Anonyme, Martes, Diciembre 21, 2010 - 14:26

Jean-Pierre Petit-Gras

Pendant qu'on fait semblant de parler environnement à Cancun, les indigènes mexicains organisent la résistance pour défendre la terre mère...

Quelques jours avant le coûteux (et lamentable) spectacle donné à Cancún par les représentants de 193 gouvernements mondiaux, pour un prétendu « sommet sur le climat », des envoyés des peuples, tribus et nations purépecha, nahua, wixárica, coca, odham, yaqui, mayo-yoreme, mixtèque, triqui, tsotsil et otomí, auxquels s'étaient joints des membres de la société civile mexicaine et de divers pays d'Amérique, d'Asie et d'Europe, ont tenu à Vícam, dans l'état de Sonora, le « Premier Forum national pour la défense de l'eau ».
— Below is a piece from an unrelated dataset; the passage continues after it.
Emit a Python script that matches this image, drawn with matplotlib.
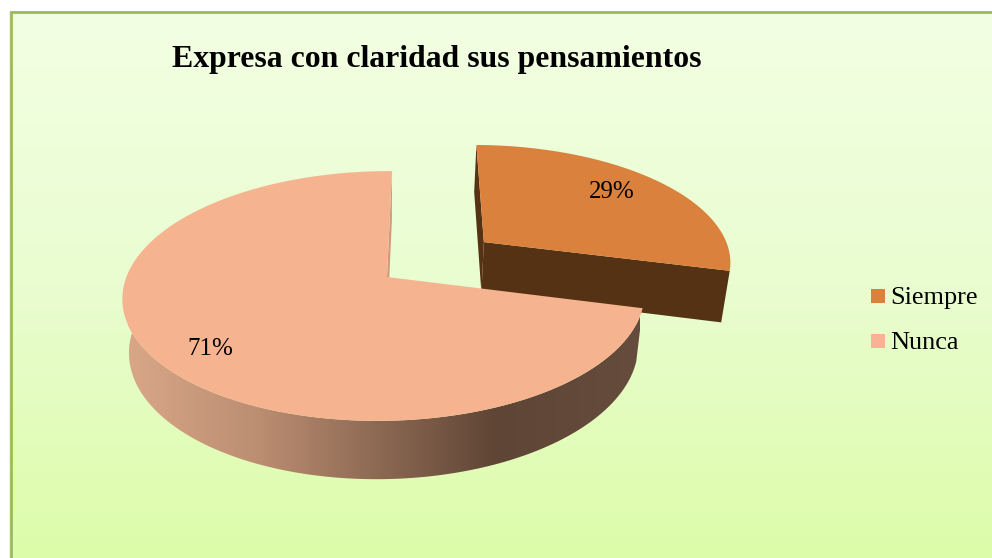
import numpy as np
import matplotlib
matplotlib.use("Agg")
import matplotlib.pyplot as plt
from matplotlib.colors import LinearSegmentedColormap
from matplotlib.patches import Polygon, Rectangle

TITLE = "Expresa con claridad sus pensamientos"
categories = ["Siempre", "Nunca"]
values = [29, 71]
top_colors = ["#D9813D", "#F5B48F"]
legend_colors = ["#D9813D", "#FBB195"]
wall_dark = "#553213"
radial_nunca = "#CF9A7D"

plt.rcParams["font.family"] = ["Liberation Serif", "DejaVu Serif"]

W, H = 992, 558
fig = plt.figure(figsize=(W / 100, H / 100), dpi=100, facecolor="white")
ax = fig.add_axes([0, 0, 1, 1])
ax.set_xlim(0, W)
ax.set_ylim(H, 0)
ax.axis("off")

# panel background
bg = LinearSegmentedColormap.from_list("bg", ["#F3FFE3", "#E9FDD0", "#DDFCA9"])
ax.imshow(np.linspace(0, 1, 256).reshape(-1, 1), extent=(11, W, H, 12), cmap=bg,
          aspect="auto", zorder=1)
ax.add_patch(Rectangle((8.5, 11), 1.5, H, fc="#EFEFEF", ec="none", zorder=0.5))
ax.plot([11, 11, W], [H, 12, 12], color="#9BBB59", lw=2, zorder=2, solid_joinstyle="miter")
ax.set_xlim(0, W)
ax.set_ylim(H, 0)

# perspective projection of the pie plane
X0, Y0, A, B, P, Q, R, DEPTH, SHRINK = 387.0, 277.0, 258.0, 122.0, 0.152, 0.010, 5.8, 52.5, 0.025
EXPLODE = 0.49


def project(u, v, z=0.0):
    u, v = np.asarray(u, float), np.asarray(v, float)
    w = 1 + P * v + Q * u
    x = (A * u + R * v) / w
    y = -B * v / w
    k = 1 - SHRINK * z
    return X0 + x * k, Y0 + y * k + DEPTH * z / w


def outline(t0, t1, eu, ev, z=0.0, n=200):
    t = np.radians(np.linspace(t0, t1, n))
    return project(eu + np.sin(t), ev + np.cos(t), z)


def poly(xs, ys, **kw):
    return ax.add_patch(Polygon(np.column_stack([xs, ys]), closed=True, ec="none", **kw))


fractions = np.array(values, float) / sum(values)
ends = np.cumsum(fractions) * 360
starts = ends - fractions * 360

# Siempre (exploded along its bisector)
t0, t1 = starts[0], ends[0]
mid = np.radians((t0 + t1) / 2)
eu, ev = EXPLODE * np.sin(mid), EXPLODE * np.cos(mid)
for ang in (t0, t1):
    xa, ya = project([eu, eu + np.sin(np.radians(ang))], [ev, ev + np.cos(np.radians(ang))], 0)
    xb, yb = project([eu, eu + np.sin(np.radians(ang))], [ev, ev + np.cos(np.radians(ang))], 1)
    poly(np.r_[xa, xb[::-1]], np.r_[ya, yb[::-1]], fc=wall_dark, zorder=3)
xt, yt = outline(t0, t1, eu, ev)
xa, ya = project(eu, ev)
poly(np.r_[xa, xt], np.r_[ya, yt], fc=top_colors[0], zorder=4)

# Nunca
t0, t1 = starts[1], ends[1]
xa, ya = project([0, np.sin(np.radians(t1))], [0, np.cos(np.radians(t1))], 0)
xb, yb = project([0, np.sin(np.radians(t1))], [0, np.cos(np.radians(t1))], 1)
poly(np.r_[xa, xb[::-1]], np.r_[ya, yb[::-1]], fc=radial_nunca, zorder=5)

xu, yu = outline(t0, t1, 0, 0, 0)
xl, yl = outline(t0, t1, 0, 0, 1)
wall = poly(np.r_[xu, xl[::-1]], np.r_[yu, yl[::-1]], fc="none", zorder=5)
wall_cmap = LinearSegmentedColormap.from_list(
    "wall", [(0, "#D9A688"), (0.25, "#BC8E72"), (0.72, "#5F4535"), (1, "#664C3C")])
im = ax.imshow(np.linspace(0, 1, 256).reshape(1, -1), extent=(128, 640, 500, 280), cmap=wall_cmap,
               aspect="auto", zorder=6)
im.set_clip_path(wall)
ax.set_xlim(0, W)
ax.set_ylim(H, 0)

xa, ya = project(0, 0)
poly(np.r_[xa, xu], np.r_[ya, yu], fc=top_colors[1], zorder=7)

# texts
ax.text(172, 59.5, TITLE, fontsize=22.85, fontweight="bold", color="black", va="center", ha="left", zorder=10)
ax.text(612, 192, f"{values[0]}%", fontsize=18, color="black", ha="center", va="center", zorder=10)
ax.text(210, 349, f"{values[1]}%", fontsize=18, color="black", ha="center", va="center", zorder=10)

# legend
for name, col, y in zip(categories, legend_colors, (289, 334)):
    ax.add_patch(Rectangle((871, y), 14, 14, fc=col, ec="none", zorder=10))
    ax.text(890.5, y + 9, name, fontsize=18.9, color="black", ha="left", va="center", zorder=10)

fig.savefig("out.png", dpi=100, facecolor="white")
Pour les peuples indiens du Mexique, regroupés au sein du Congrès National Indigène (CNI), « l'eau, notre mère et notre père, est le fondement avec la terre, la chaleur et l'air, de nos vies et de tout ce qui naît et tout ce qui vit ; et par conséquent, ce n'est pas une chose qu'on pourrait vendre et acheter comme le prétend le brutal capitalisme qui assassine notre mère la terre »...
[ voir leur déclaration traduite en français ici ]

Lors d'une précédente rencontre en octobre 2007, dans cette même communauté de Vícam, en territoire Yaqui(1), le CNI avait rejeté « la guerre de conquête et d'extermination capitaliste imposée par les entreprises transnationales et les organismes financiers internationaux, en complicité avec les grandes puissances et les États nationaux ».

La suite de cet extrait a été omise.